What if you apply the finite population correction factor ? (p. 109)

(i) Choose the Gettysburg population.

Using the length variable, describe the shape, mean, and standard deviation of the population.

(j) Generate a sampling distribution of 1,000 sample means of size 20 for the length variable. What is the standard deviation? (Include a screen capture)

(k) Check the Stratify Samples by box and select Short. Select one random sample of 20 words. How many are short and how many are long? Select another random sample of 20 words, how many are short and how many are long?

(l) Generate a sampling distribution of sample means using stratified sampling (include a screen capture). How does the standard deviation compare to (j)? Why?
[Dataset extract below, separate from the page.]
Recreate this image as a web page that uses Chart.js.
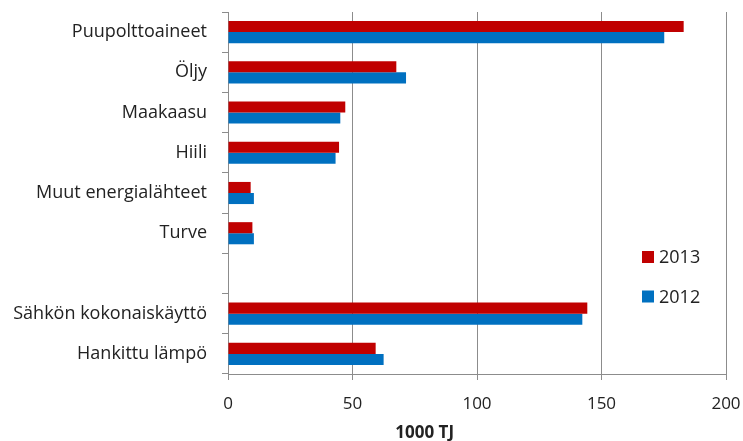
<!DOCTYPE html>
<html>
<head>
<meta charset="utf-8">
<title>Energialähteet 2012–2013</title>
<script src="https://cdn.jsdelivr.net/npm/chart.js@4/dist/chart.umd.min.js"></script>
<style>
  html, body { margin: 0; padding: 0; background: #ffffff; }
  #wrap { width: 743px; height: 441px; position: relative; }
</style>
</head>
<body>
<div id="wrap"><canvas id="chart" width="743" height="441"></canvas></div>
<script>
// Categories (empty string leaves a gap row between fuels and purchased energy)
const categories = [
  'Puupolttoaineet',
  'Öljy',
  'Maakaasu',
  'Hiili',
  'Muut energialähteet',
  'Turve',
  '',
  'Sähkön kokonaiskäyttö',
  'Hankittu lämpö'
];

// Values in 1000 TJ
const values2013 = [183, 67.6, 47.1, 44.6, 9.1, 9.8, null, 144.3, 59.3];
const values2012 = [175.2, 71.5, 45.1, 43.2, 10.4, 10.4, null, 142.3, 62.5];

const seriesLabels = ['2013', '2012'];
const xTicks = [0, 50, 100, 150, 200];
const axisTitle = '1000 TJ';

const RED = '#C00000';
const BLUE = '#0070C0';
const GRID = '#8c8c8c';
const TEXT = '#222222';
const FONT = '"Open Sans", "DejaVu Sans", sans-serif';

// Legend drawn inside the plot area, right side
const innerLegend = {
  id: 'innerLegend',
  afterDraw(chart) {
    const ctx = chart.ctx;
    const area = chart.chartArea;
    const x0 = area.right - 84;
    const rows = [area.top + 245, area.top + 284.5];
    ctx.save();
    ctx.font = '18px ' + FONT;
    ctx.textBaseline = 'middle';
    ctx.textAlign = 'left';
    chart.data.datasets.forEach((ds, i) => {
      const y = rows[i];
      ctx.fillStyle = ds.backgroundColor;
      ctx.fillRect(x0, y - 6, 12, 12);
      ctx.fillStyle = TEXT;
      ctx.fillText(ds.label, x0 + 17, y + 1);
    });
    ctx.restore();
  }
};

// Axis title below the value axis
const axisTitlePlugin = {
  id: 'axisTitlePlugin',
  afterDraw(chart) {
    const ctx = chart.ctx;
    const area = chart.chartArea;
    ctx.save();
    ctx.font = 'bold 17px ' + FONT;
    ctx.fillStyle = TEXT;
    ctx.textAlign = 'center';
    ctx.textBaseline = 'middle';
    ctx.fillText(axisTitle, area.left + (area.right - area.left) * 0.395, area.bottom + 59);
    ctx.restore();
  }
};

new Chart(document.getElementById('chart'), {
  type: 'bar',
  data: {
    labels: categories,
    datasets: [
      { label: seriesLabels[0], data: values2013, backgroundColor: RED, borderWidth: 0 },
      { label: seriesLabels[1], data: values2012, backgroundColor: BLUE, borderWidth: 0 }
    ]
  },
  options: {
    indexAxis: 'y',
    responsive: false,
    animation: false,
    devicePixelRatio: 1,
    categoryPercentage: 0.55,
    barPercentage: 1.0,
    layout: { padding: { top: 12, right: 17, bottom: 0, left: 0 } },
    plugins: {
      legend: { display: false },
      tooltip: { enabled: false }
    },
    scales: {
      x: {
        type: 'linear',
        min: 0,
        max: 200,
        afterBuildTicks(scale) { scale.ticks = xTicks.map(v => ({ value: v })); },
        afterFit(scale) {
          scale.height = 67;
          scale.paddingLeft = 0;
          scale.paddingRight = 0;
        },
        grid: { color: GRID, lineWidth: 1, drawTicks: true, tickLength: 6, tickColor: GRID },
        border: { display: true, color: GRID, width: 1 },
        ticks: { color: TEXT, font: { family: FONT, size: 17 }, padding: 14 }
      },
      y: {
        type: 'category',
        afterFit(scale) {
          scale.width = 228;
          scale.paddingTop = 0;
          scale.paddingBottom = 0;
        },
        grid: { display: true, drawOnChartArea: false, drawTicks: true, tickLength: 6, color: GRID, offset: true },
        border: { display: true, color: GRID, width: 1 },
        ticks: { color: TEXT, font: { family: FONT, size: 18 }, padding: 15, autoSkip: false }
      }
    }
  },
  plugins: [innerLegend, axisTitlePlugin]
});
</script>
</body>
</html>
Possible Extensions Assignments

· Add to our National Anthem dataset. Discuss another interesting bet you could make in the Super Bowl.

· Critique/Comment on the use of statistics during the Super Bowl broadcast. What was the best use of statistics? What was the worst?

· Find a recent article on income inequality or the gender gap and compare the discussion to the data in problem 2. (e.g., Elizabeth Warren speech https://www.youtube.com/watch?v=7LNyuKwORV4)

· Learn about the Gini index and how it is calculated and how it measures income inequality.

· Check out the World Income Inequality database, produce a graph for the USA over time and comment on what it reveals.

· Find an article that uses stratified sampling. Why did they do so? Did it appear to be effective?

· Carry out the simulations in problem 3 in R. Document your exploration.

· Work though Introductions to Databases and/or Introduction to Querying at the Databases for Many Majors website. Summarize what you learn.